---------- Given data
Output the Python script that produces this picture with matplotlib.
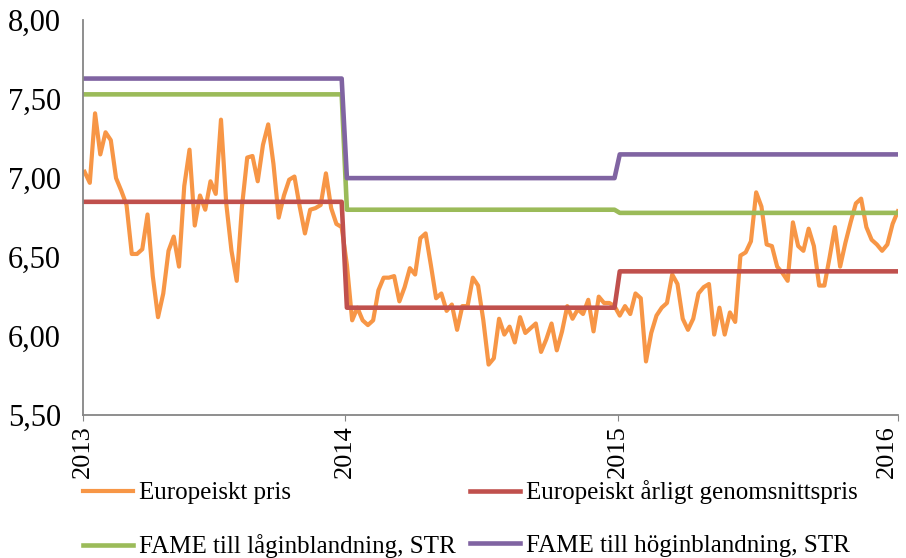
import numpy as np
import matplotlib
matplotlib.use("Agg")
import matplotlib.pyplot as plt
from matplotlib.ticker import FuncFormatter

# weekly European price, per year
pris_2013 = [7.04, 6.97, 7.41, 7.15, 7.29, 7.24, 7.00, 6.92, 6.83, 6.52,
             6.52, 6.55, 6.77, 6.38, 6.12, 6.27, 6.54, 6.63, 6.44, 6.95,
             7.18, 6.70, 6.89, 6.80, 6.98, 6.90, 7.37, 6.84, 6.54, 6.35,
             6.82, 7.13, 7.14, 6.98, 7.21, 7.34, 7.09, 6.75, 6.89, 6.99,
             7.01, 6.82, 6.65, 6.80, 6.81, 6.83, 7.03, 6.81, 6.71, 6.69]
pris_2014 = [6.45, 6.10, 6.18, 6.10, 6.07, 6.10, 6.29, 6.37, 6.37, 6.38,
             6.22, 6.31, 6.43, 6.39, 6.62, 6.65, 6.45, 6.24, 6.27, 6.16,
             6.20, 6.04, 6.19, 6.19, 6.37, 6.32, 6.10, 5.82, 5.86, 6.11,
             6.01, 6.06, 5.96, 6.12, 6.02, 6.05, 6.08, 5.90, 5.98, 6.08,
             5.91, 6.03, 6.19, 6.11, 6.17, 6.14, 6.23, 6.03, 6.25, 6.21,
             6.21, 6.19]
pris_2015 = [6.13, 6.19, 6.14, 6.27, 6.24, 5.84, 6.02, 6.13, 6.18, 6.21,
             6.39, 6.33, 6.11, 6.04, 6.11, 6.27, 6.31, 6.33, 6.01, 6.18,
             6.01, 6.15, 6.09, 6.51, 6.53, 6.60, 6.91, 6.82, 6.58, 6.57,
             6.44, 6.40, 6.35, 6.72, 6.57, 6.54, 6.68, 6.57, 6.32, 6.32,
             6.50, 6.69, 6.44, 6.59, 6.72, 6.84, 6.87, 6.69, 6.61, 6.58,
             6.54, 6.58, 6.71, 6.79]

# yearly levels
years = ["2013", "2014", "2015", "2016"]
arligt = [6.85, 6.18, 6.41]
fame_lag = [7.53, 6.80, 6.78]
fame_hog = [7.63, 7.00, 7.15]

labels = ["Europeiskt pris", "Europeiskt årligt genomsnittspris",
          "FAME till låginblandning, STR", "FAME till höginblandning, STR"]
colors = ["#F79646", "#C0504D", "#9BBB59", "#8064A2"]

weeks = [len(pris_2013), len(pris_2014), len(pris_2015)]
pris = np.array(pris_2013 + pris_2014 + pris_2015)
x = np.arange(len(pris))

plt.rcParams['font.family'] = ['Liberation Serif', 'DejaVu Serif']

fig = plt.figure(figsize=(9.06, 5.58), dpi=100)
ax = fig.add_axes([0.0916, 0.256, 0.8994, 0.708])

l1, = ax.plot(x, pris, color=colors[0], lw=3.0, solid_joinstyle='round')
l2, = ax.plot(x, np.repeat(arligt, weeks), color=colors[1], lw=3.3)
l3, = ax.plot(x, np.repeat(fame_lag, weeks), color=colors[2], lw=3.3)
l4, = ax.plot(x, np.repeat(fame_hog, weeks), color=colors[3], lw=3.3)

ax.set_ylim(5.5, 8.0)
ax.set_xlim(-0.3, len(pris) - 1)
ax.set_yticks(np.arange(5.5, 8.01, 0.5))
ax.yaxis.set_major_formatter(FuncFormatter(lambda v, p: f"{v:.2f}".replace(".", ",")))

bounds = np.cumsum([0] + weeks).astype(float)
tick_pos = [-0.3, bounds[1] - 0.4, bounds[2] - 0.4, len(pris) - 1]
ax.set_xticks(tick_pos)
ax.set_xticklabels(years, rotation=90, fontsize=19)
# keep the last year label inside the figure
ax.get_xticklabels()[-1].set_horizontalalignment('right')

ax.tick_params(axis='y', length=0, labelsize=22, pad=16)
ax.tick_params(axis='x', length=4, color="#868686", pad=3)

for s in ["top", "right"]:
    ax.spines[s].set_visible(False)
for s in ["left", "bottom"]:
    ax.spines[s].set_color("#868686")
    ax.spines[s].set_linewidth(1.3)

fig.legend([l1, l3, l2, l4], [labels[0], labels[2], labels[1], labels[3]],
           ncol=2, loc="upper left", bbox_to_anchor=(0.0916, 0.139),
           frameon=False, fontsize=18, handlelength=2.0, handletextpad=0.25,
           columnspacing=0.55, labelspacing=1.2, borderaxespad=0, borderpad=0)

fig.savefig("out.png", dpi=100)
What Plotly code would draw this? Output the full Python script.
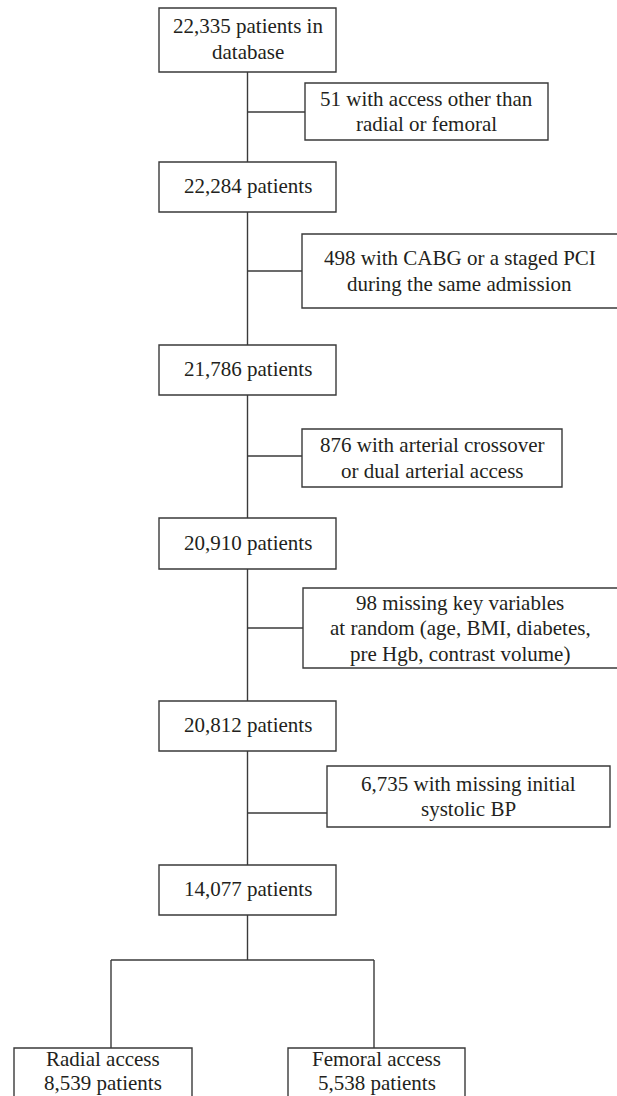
--------------------
• **Exercise directions**: Without the pictures, extract every entry verbatim.

• **Exercise response**:
Output the Python script that produces this picture with matplotlib.
import numpy as np
import matplotlib
matplotlib.use("Agg")
import matplotlib.pyplot as plt
from matplotlib.ticker import FuncFormatter

# weekly European price, per year
pris_2013 = [7.04, 6.97, 7.41, 7.15, 7.29, 7.24, 7.00, 6.92, 6.83, 6.52,
             6.52, 6.55, 6.77, 6.38, 6.12, 6.27, 6.54, 6.63, 6.44, 6.95,
             7.18, 6.70, 6.89, 6.80, 6.98, 6.90, 7.37, 6.84, 6.54, 6.35,
             6.82, 7.13, 7.14, 6.98, 7.21, 7.34, 7.09, 6.75, 6.89, 6.99,
             7.01, 6.82, 6.65, 6.80, 6.81, 6.83, 7.03, 6.81, 6.71, 6.69]
pris_2014 = [6.45, 6.10, 6.18, 6.10, 6.07, 6.10, 6.29, 6.37, 6.37, 6.38,
             6.22, 6.31, 6.43, 6.39, 6.62, 6.65, 6.45, 6.24, 6.27, 6.16,
             6.20, 6.04, 6.19, 6.19, 6.37, 6.32, 6.10, 5.82, 5.86, 6.11,
             6.01, 6.06, 5.96, 6.12, 6.02, 6.05, 6.08, 5.90, 5.98, 6.08,
             5.91, 6.03, 6.19, 6.11, 6.17, 6.14, 6.23, 6.03, 6.25, 6.21,
             6.21, 6.19]
pris_2015 = [6.13, 6.19, 6.14, 6.27, 6.24, 5.84, 6.02, 6.13, 6.18, 6.21,
             6.39, 6.33, 6.11, 6.04, 6.11, 6.27, 6.31, 6.33, 6.01, 6.18,
             6.01, 6.15, 6.09, 6.51, 6.53, 6.60, 6.91, 6.82, 6.58, 6.57,
             6.44, 6.40, 6.35, 6.72, 6.57, 6.54, 6.68, 6.57, 6.32, 6.32,
             6.50, 6.69, 6.44, 6.59, 6.72, 6.84, 6.87, 6.69, 6.61, 6.58,
             6.54, 6.58, 6.71, 6.79]

# yearly levels
years = ["2013", "2014", "2015", "2016"]
arligt = [6.85, 6.18, 6.41]
fame_lag = [7.53, 6.80, 6.78]
fame_hog = [7.63, 7.00, 7.15]

labels = ["Europeiskt pris", "Europeiskt årligt genomsnittspris",
          "FAME till låginblandning, STR", "FAME till höginblandning, STR"]
colors = ["#F79646", "#C0504D", "#9BBB59", "#8064A2"]

weeks = [len(pris_2013), len(pris_2014), len(pris_2015)]
pris = np.array(pris_2013 + pris_2014 + pris_2015)
x = np.arange(len(pris))

plt.rcParams['font.family'] = ['Liberation Serif', 'DejaVu Serif']

fig = plt.figure(figsize=(9.06, 5.58), dpi=100)
ax = fig.add_axes([0.0916, 0.256, 0.8994, 0.708])

l1, = ax.plot(x, pris, color=colors[0], lw=3.0, solid_joinstyle='round')
l2, = ax.plot(x, np.repeat(arligt, weeks), color=colors[1], lw=3.3)
l3, = ax.plot(x, np.repeat(fame_lag, weeks), color=colors[2], lw=3.3)
l4, = ax.plot(x, np.repeat(fame_hog, weeks), color=colors[3], lw=3.3)

ax.set_ylim(5.5, 8.0)
ax.set_xlim(-0.3, len(pris) - 1)
ax.set_yticks(np.arange(5.5, 8.01, 0.5))
ax.yaxis.set_major_formatter(FuncFormatter(lambda v, p: f"{v:.2f}".replace(".", ",")))

bounds = np.cumsum([0] + weeks).astype(float)
tick_pos = [-0.3, bounds[1] - 0.4, bounds[2] - 0.4, len(pris) - 1]
ax.set_xticks(tick_pos)
ax.set_xticklabels(years, rotation=90, fontsize=19)
# keep the last year label inside the figure
ax.get_xticklabels()[-1].set_horizontalalignment('right')

ax.tick_params(axis='y', length=0, labelsize=22, pad=16)
ax.tick_params(axis='x', length=4, color="#868686", pad=3)

for s in ["top", "right"]:
    ax.spines[s].set_visible(False)
for s in ["left", "bottom"]:
    ax.spines[s].set_color("#868686")
    ax.spines[s].set_linewidth(1.3)

fig.legend([l1, l3, l2, l4], [labels[0], labels[2], labels[1], labels[3]],
           ncol=2, loc="upper left", bbox_to_anchor=(0.0916, 0.139),
           frameon=False, fontsize=18, handlelength=2.0, handletextpad=0.25,
           columnspacing=0.55, labelspacing=1.2, borderaxespad=0, borderpad=0)

fig.savefig("out.png", dpi=100)
What Plotly code would draw this? Output the full Python script.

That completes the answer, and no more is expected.